(YOUR GOAL): Restate the listing that follows word for word, without its pictures.

(COLLECTED MATERIAL):
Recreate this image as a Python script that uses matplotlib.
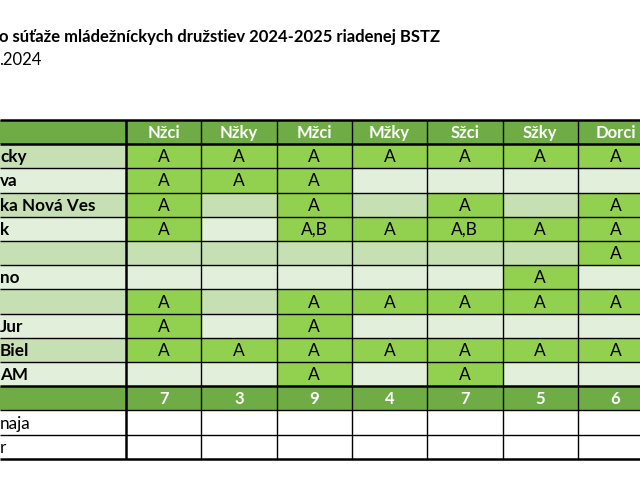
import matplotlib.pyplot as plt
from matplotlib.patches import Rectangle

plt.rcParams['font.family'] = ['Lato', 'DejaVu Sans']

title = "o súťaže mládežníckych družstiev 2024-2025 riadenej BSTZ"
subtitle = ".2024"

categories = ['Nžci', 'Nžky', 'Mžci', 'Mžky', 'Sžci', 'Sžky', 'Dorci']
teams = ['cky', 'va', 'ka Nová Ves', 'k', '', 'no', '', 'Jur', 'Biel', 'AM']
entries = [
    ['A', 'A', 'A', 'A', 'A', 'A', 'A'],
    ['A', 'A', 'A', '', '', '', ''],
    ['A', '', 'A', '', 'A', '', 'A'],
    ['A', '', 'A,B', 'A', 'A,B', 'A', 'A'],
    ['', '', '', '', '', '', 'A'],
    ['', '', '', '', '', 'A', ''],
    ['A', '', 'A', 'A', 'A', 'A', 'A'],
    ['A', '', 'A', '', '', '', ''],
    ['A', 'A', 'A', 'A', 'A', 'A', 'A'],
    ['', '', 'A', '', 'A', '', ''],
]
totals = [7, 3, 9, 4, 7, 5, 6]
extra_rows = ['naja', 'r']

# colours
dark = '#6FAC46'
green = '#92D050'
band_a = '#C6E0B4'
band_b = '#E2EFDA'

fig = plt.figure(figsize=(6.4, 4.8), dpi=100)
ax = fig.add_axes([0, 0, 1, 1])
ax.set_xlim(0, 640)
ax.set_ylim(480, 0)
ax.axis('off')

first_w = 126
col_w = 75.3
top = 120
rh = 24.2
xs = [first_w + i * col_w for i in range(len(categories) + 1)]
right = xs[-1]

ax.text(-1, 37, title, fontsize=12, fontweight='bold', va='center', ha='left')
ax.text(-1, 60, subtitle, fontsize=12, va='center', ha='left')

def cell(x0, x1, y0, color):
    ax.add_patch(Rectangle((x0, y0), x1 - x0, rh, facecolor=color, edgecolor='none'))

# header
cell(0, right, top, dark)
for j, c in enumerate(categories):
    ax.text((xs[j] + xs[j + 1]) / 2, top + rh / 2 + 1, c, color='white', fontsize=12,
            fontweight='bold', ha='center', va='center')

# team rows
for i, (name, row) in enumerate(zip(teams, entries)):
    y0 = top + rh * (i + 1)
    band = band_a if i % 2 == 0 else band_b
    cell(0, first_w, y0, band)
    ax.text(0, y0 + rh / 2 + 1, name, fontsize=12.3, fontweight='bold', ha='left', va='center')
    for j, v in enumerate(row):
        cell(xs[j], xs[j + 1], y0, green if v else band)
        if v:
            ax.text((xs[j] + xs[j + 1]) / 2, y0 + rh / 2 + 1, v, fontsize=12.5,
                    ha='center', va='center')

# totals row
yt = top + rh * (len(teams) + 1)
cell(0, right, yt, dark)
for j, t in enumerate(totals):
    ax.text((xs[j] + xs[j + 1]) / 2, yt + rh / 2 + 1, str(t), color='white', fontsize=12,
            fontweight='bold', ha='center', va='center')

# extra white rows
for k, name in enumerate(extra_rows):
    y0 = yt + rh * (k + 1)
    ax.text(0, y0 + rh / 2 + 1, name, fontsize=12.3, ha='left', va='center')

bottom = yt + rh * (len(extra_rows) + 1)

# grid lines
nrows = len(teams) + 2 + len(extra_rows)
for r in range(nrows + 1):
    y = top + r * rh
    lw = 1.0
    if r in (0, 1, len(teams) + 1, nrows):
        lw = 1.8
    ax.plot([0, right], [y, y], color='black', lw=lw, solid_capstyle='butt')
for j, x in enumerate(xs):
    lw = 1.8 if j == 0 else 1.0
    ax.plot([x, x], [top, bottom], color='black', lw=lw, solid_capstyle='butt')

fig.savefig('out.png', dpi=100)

(CORRECT RESPONSE):
Recreate this image as a Python script that uses matplotlib.
import matplotlib.pyplot as plt
from matplotlib.patches import Rectangle

plt.rcParams['font.family'] = ['Lato', 'DejaVu Sans']

title = "o súťaže mládežníckych družstiev 2024-2025 riadenej BSTZ"
subtitle = ".2024"

categories = ['Nžci', 'Nžky', 'Mžci', 'Mžky', 'Sžci', 'Sžky', 'Dorci']
teams = ['cky', 'va', 'ka Nová Ves', 'k', '', 'no', '', 'Jur', 'Biel', 'AM']
entries = [
    ['A', 'A', 'A', 'A', 'A', 'A', 'A'],
    ['A', 'A', 'A', '', '', '', ''],
    ['A', '', 'A', '', 'A', '', 'A'],
    ['A', '', 'A,B', 'A', 'A,B', 'A', 'A'],
    ['', '', '', '', '', '', 'A'],
    ['', '', '', '', '', 'A', ''],
    ['A', '', 'A', 'A', 'A', 'A', 'A'],
    ['A', '', 'A', '', '', '', ''],
    ['A', 'A', 'A', 'A', 'A', 'A', 'A'],
    ['', '', 'A', '', 'A', '', ''],
]
totals = [7, 3, 9, 4, 7, 5, 6]
extra_rows = ['naja', 'r']

# colours
dark = '#6FAC46'
green = '#92D050'
band_a = '#C6E0B4'
band_b = '#E2EFDA'

fig = plt.figure(figsize=(6.4, 4.8), dpi=100)
ax = fig.add_axes([0, 0, 1, 1])
ax.set_xlim(0, 640)
ax.set_ylim(480, 0)
ax.axis('off')

first_w = 126
col_w = 75.3
top = 120
rh = 24.2
xs = [first_w + i * col_w for i in range(len(categories) + 1)]
right = xs[-1]

ax.text(-1, 37, title, fontsize=12, fontweight='bold', va='center', ha='left')
ax.text(-1, 60, subtitle, fontsize=12, va='center', ha='left')

def cell(x0, x1, y0, color):
    ax.add_patch(Rectangle((x0, y0), x1 - x0, rh, facecolor=color, edgecolor='none'))

# header
cell(0, right, top, dark)
for j, c in enumerate(categories):
    ax.text((xs[j] + xs[j + 1]) / 2, top + rh / 2 + 1, c, color='white', fontsize=12,
            fontweight='bold', ha='center', va='center')

# team rows
for i, (name, row) in enumerate(zip(teams, entries)):
    y0 = top + rh * (i + 1)
    band = band_a if i % 2 == 0 else band_b
    cell(0, first_w, y0, band)
    ax.text(0, y0 + rh / 2 + 1, name, fontsize=12.3, fontweight='bold', ha='left', va='center')
    for j, v in enumerate(row):
        cell(xs[j], xs[j + 1], y0, green if v else band)
        if v:
            ax.text((xs[j] + xs[j + 1]) / 2, y0 + rh / 2 + 1, v, fontsize=12.5,
                    ha='center', va='center')

# totals row
yt = top + rh * (len(teams) + 1)
cell(0, right, yt, dark)
for j, t in enumerate(totals):
    ax.text((xs[j] + xs[j + 1]) / 2, yt + rh / 2 + 1, str(t), color='white', fontsize=12,
            fontweight='bold', ha='center', va='center')

# extra white rows
for k, name in enumerate(extra_rows):
    y0 = yt + rh * (k + 1)
    ax.text(0, y0 + rh / 2 + 1, name, fontsize=12.3, ha='left', va='center')

bottom = yt + rh * (len(extra_rows) + 1)

# grid lines
nrows = len(teams) + 2 + len(extra_rows)
for r in range(nrows + 1):
    y = top + r * rh
    lw = 1.0
    if r in (0, 1, len(teams) + 1, nrows):
        lw = 1.8
    ax.plot([0, right], [y, y], color='black', lw=lw, solid_capstyle='butt')
for j, x in enumerate(xs):
    lw = 1.8 if j == 0 else 1.0
    ax.plot([x, x], [top, bottom], color='black', lw=lw, solid_capstyle='butt')

fig.savefig('out.png', dpi=100)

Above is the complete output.